In this connection, it is to be borne in mind that the contract shows that the parties were fully aware that the land described therein was occupied by squatters, because the fact is expressly mentioned therein (Rec. on Appeal, Petitioner’s Appendix B, pp. 12- 13). As the parties must have known that they could not take the law into their own hands, but must resort to legal processes in evicting the squatters, they must have realized that the duration of the suits to be brought would not be under their control nor could the same be determined in advance. The conclusion is thus forced that the parties must have intended to defer the performance of the obligations under the contract until the squatters were duly evicted, as contended by the petitioner Gregorio Araneta, Inc.

The Court of Appeals objected to this conclusion that it would render the date of performance indefinite. Yet, the circumstances admit no other reasonable view; and this very indefiniteness is what explains why the agreement did not specify any exact periods or dates of performance.

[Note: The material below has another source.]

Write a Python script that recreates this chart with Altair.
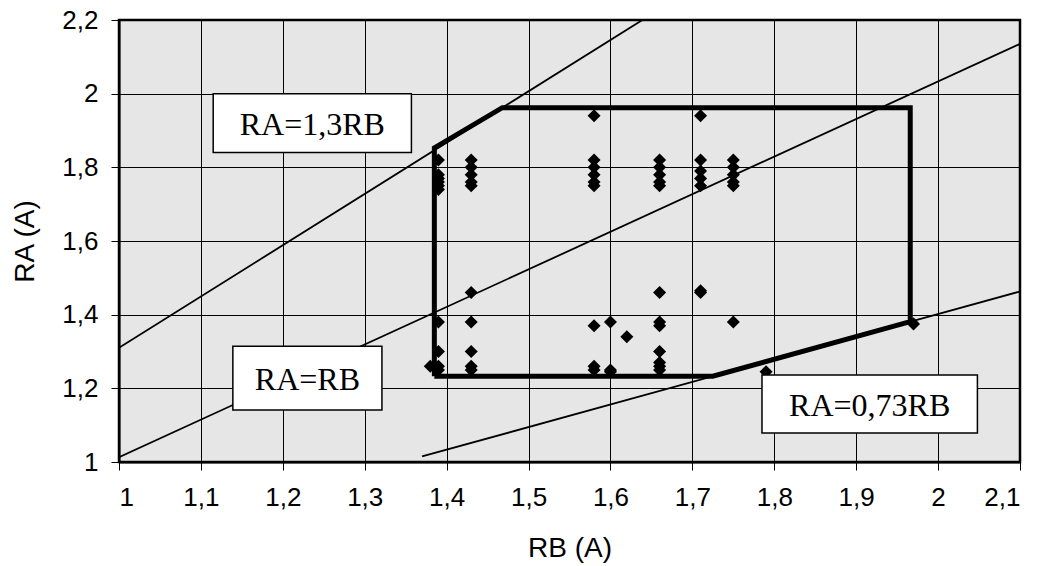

It follows that there is no justification in law for the setting of the date of performance at any other time than that of the eviction of the squatters occupying the land in question; and in not so holding, both the trial Court and the Court of Appeals committed reversible error. It is not denied that the case against one of the squatters, Abundo, was still pending in the Court of Appeals when its decision in this case was rendered.

In view of the foregoing, the decision appealed from is reversed, and the time for the performance of the obligations of petitioner Gregorio Araneta, Inc. is hereby fixed at the date that all the squatters on affected areas are finally evicted therefrom.

Costs against respondent Philippine Sugar Estates Development, Co., Ltd. So ordered.

Concepcion, C.J., Dizon, Regala, Makalintal, Bengzon, J.P., Zaldivar, Sanchez and Castro, JJ., concur.